Even though he protects Granite, Ebony does not like him, and neither do Strider (Ebony's brother, Granite's chief tormentor), Roamer (Ebony and Snowdrift's two-year-old son), and Breeze (a female wolf who came to them from a pack in the west). The other wolf who likes Granite is Snowdrift's yearling son, Climber. Granite and Climber become fast friends. Granite is less afraid of Climber because the young wolf had a "husky face", and Climber was pleased to have a younger member (so his rank rises) regardless of Granite being a dog. Another reason the pair play together is that Climber is still young, and was a pup not a long time ago. Ebony pretends the dog is not there, and Breeze feeds Granite only to humor Ebony. Roamer and Strider feed him just to show Snowdrift. When she is not there, they take back what they fed Granite. Strider, later on, pretends to give Granite a lesson and lures the young dog into attacking a porcupine. Granite got tricked and a face full of quills.
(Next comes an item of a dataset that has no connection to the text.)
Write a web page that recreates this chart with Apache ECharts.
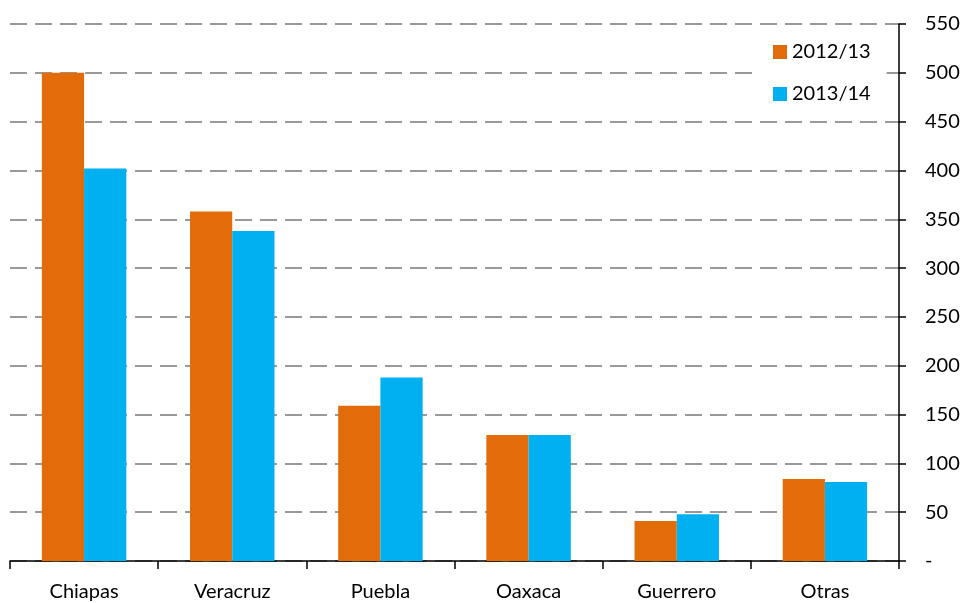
<!DOCTYPE html>
<html>
<head>
<meta charset="utf-8">
<script src="https://cdn.jsdelivr.net/npm/echarts@6/dist/echarts.min.js"></script>
<style>html,body{margin:0;padding:0;background:#fff}#c{width:967px;height:603px}</style>
</head>
<body>
<div id="c"></div>
<script>
const categories = ['Chiapas', 'Veracruz', 'Puebla', 'Oaxaca', 'Guerrero', 'Otras'];
const seriesNames = ['2012/13', '2013/14'];
const values2012 = [500, 358, 159, 129, 41, 84];
const values2013 = [402, 338, 188, 129, 48, 81];
const colors = ['#E36C0A', '#00B0F0'];

const chart = echarts.init(document.getElementById('c'));
const font = 'Lato, "Open Sans", sans-serif';
chart.setOption({
  animation: false,
  textStyle: { fontFamily: font },
  grid: { left: 10, right: 68, top: 24, bottom: 42 },
  legend: {
    orient: 'vertical',
    left: 757, top: 30,
    backgroundColor: '#fff',
    padding: [12, 16, 12, 16],
    itemWidth: 14, itemHeight: 14, itemGap: 22,
    textStyle: { fontSize: 20, color: '#000', fontFamily: font },
    data: seriesNames.map((n, i) => ({ name: n, icon: 'rect', itemStyle: { color: colors[i] } }))
  },
  xAxis: {
    type: 'category',
    data: categories,
    axisLine: { lineStyle: { color: '#000', width: 1.5 } },
    axisTick: { show: true, length: 8, lineStyle: { color: '#000', width: 1.5 } },
    axisLabel: { fontSize: 20, color: '#000', margin: 21, fontFamily: font }
  },
  yAxis: {
    type: 'value',
    position: 'right',
    min: 0, max: 550, interval: 50,
    axisLine: { show: true, lineStyle: { color: '#000', width: 1.5 } },
    axisTick: { show: true, length: 7, inside: false, lineStyle: { color: '#000', width: 1.5 } },
    axisLabel: {
      fontSize: 20, color: '#000', margin: 26, align: 'left', fontFamily: font,
      formatter: v => v === 0 ? '-' : String(v)
    },
    splitLine: { show: true, lineStyle: { color: '#999', width: 2, type: [17, 8] } }
  },
  series: [
    { name: seriesNames[0], type: 'bar', data: values2012, barGap: '0%', barCategoryGap: '43%', itemStyle: { color: colors[0] } },
    { name: seriesNames[1], type: 'bar', data: values2013, barGap: '0%', barCategoryGap: '43%', itemStyle: { color: colors[1] } }
  ]
});
</script>
</body>
</html>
Granite hopes to please Ebony by trying to catch a fox but nearly loses his life. He nearly runs into a trap, but Breeze stops him just in time. He is, again, scorned by the others for his lousiness. However, later on, Climber is killed during a moose hunt, and Granite must try to earn his place in the pack, while dodging Roamer and Strider and other dangers of the Alaskan wilderness. Granite then runs away, overwhelmed by the torments from Roamer and Strider. Granite proves to be no longer a puppy who cannot fill his own stomach. He does fine save for the dark cloud of loneliness that grows bigger each day. He meets another pack of wolves when he intrudes into their territory. They welcome the dog with slashing teeth. Granite returns to Ebony's country, and the black wolf, though angry, lets him rejoin the pack.
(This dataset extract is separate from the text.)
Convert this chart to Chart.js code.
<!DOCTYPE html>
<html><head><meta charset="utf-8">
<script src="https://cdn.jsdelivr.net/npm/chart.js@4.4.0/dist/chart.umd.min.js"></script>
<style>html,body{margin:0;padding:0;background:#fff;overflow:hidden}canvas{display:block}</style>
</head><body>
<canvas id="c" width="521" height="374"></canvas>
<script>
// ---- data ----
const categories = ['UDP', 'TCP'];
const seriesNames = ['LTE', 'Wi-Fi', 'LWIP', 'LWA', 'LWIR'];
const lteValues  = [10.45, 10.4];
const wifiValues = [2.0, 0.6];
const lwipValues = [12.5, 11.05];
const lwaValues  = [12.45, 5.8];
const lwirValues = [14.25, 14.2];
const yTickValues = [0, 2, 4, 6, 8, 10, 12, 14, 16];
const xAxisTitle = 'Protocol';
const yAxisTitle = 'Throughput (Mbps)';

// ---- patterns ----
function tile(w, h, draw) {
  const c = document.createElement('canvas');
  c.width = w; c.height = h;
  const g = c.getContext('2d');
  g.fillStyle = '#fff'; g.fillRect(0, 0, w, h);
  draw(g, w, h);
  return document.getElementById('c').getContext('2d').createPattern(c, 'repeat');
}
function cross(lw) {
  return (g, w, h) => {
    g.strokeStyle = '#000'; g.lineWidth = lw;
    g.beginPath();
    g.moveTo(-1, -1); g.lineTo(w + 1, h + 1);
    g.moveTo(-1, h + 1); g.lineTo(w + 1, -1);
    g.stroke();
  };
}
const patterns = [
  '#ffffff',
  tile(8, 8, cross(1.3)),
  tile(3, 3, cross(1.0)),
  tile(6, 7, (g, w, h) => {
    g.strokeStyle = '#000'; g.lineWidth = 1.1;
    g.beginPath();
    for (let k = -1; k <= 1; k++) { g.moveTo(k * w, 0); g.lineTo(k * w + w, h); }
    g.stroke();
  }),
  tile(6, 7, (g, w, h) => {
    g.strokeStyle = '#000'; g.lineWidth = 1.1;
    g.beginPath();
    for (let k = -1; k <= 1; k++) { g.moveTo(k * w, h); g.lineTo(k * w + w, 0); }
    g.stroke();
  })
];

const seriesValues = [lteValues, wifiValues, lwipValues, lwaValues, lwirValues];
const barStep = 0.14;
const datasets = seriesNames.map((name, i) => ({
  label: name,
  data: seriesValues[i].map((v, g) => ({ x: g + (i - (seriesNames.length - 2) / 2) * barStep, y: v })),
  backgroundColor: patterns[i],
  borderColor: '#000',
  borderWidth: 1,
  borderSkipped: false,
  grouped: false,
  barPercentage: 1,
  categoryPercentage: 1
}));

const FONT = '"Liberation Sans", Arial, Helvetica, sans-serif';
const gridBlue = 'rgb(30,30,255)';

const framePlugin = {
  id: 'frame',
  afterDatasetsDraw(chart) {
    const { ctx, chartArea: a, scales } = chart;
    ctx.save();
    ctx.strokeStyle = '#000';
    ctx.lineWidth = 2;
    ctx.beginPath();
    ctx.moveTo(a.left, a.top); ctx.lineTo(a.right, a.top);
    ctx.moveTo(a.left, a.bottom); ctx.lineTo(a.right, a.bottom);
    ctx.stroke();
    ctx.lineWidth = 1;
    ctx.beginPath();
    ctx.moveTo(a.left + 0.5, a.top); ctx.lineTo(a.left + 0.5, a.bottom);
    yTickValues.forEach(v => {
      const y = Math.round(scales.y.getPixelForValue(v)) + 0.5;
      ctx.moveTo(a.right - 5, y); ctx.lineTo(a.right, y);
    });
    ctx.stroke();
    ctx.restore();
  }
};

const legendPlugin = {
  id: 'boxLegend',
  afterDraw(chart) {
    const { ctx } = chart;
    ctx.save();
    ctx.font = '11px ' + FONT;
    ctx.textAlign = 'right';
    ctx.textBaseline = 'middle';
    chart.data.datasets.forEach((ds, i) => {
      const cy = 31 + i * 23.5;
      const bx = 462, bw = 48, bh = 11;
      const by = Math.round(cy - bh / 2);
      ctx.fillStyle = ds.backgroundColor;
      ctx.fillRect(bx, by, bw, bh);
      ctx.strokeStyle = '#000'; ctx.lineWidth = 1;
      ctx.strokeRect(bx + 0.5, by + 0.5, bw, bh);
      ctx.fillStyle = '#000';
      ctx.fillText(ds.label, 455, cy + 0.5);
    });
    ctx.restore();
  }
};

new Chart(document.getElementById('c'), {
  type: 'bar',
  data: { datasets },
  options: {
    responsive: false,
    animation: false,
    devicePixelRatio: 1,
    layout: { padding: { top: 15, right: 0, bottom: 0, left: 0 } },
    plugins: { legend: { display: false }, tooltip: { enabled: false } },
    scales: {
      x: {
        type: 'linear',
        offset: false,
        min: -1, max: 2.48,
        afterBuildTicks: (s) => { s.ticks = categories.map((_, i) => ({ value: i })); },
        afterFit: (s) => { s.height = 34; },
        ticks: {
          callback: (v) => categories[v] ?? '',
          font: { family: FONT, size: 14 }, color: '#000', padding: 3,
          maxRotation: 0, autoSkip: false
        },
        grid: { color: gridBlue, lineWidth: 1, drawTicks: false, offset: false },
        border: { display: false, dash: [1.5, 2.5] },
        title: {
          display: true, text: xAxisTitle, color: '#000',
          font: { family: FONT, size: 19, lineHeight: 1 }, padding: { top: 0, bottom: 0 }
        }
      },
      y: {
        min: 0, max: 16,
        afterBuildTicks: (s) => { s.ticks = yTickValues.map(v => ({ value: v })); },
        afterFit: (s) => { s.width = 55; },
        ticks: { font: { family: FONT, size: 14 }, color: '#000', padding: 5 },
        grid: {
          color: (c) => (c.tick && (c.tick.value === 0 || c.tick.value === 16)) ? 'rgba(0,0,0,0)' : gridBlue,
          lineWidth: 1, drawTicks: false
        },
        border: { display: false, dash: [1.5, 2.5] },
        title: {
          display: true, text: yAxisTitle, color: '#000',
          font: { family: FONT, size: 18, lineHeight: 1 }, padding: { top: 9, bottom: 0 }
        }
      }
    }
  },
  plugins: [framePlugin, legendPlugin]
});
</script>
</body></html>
Meanwhile, Snowdrift attempts to search for her lost pups but is shot by hunters. The rest of the pack finds her, though she is blind and wounded. While Snowdrift recovers, Breeze is almost kind to the dog and teaches him how to hunt salmon. In the fall, Granite kills a marmot, but Roamer tries to take it away. Granite fights the young black wolf and wins, and Roamer dares not to challenge him again. In the end, Granite saves Snowdrift's life. Ebony lets the dog hunt alongside him, making Granite's dream come true. Even Strider is friendly and no longer challenges the dog. Granite, now more than two years old, realizes that he is home.

==Characters==
- Granite: The protagonist. As a puppy, he was bought along with his sister by a strange man, but had escaped and fled into the Alaskan wilderness. He was adopted by a bereaved Snowdrift and welcomed with great reluctance into the pack by the other wolves.
- Digger, Nugget, and Cricket: Granite's younger siblings. Digger is the biggest puppy in the litter, and a close playmate of Granite's. Unlike his mother and siblings, he is black instead of gray. In the fifth chapter, Tim had stated that he was going to be kept while the others were sold. Nugget is the runt of the litter and not one for fighting, choosing instead to play with a water pan instead of with a coil of rope. Cricket is the only female pup in Seppala's litter who was purchased by the stranger in the fifth chapter.
- Seppala: Granite's mother. Early in the book, she became sick, but by the end of the fourth chapter, she has gotten well. She is last seen comforting Granite before he is sold to a strange man.
- Tim and Kate: The couple who owns Seppala and several other huskies. At the start of the fifth chapter, Tim was mistakenly called "Tom."
- Snowdrift: A white wolf; Ebony's mate and the alpha female of the wolf pack Granite joins. She is the mother of Roamer, Climber, and five wolf pups who were kidnapped by two men seeking for wolves to breed with dogs. During a search for her pups when Granite is older, Snowdrift is blinded by a hunter shooting from a plane.
- Ebony: A black wolf; the alpha male of the wolf pack Granite joins.
- Strider: Described as a large gray wolf with a white chest, Strider is Ebony's brother and Granite's chief tormentor. He is also the oldest son.
- Roamer: Ebony and Snowdrift's son. Like Strider, Roamer also tormented Granite, but the dog eventually stood up to him, and he never bothered him again.
- Climber: A yearling wolf and the second son of Snowdrift and Ebony. He was the only other wolf aside from Snowdrift who was kind to Granite. He was killed during a moose hunt.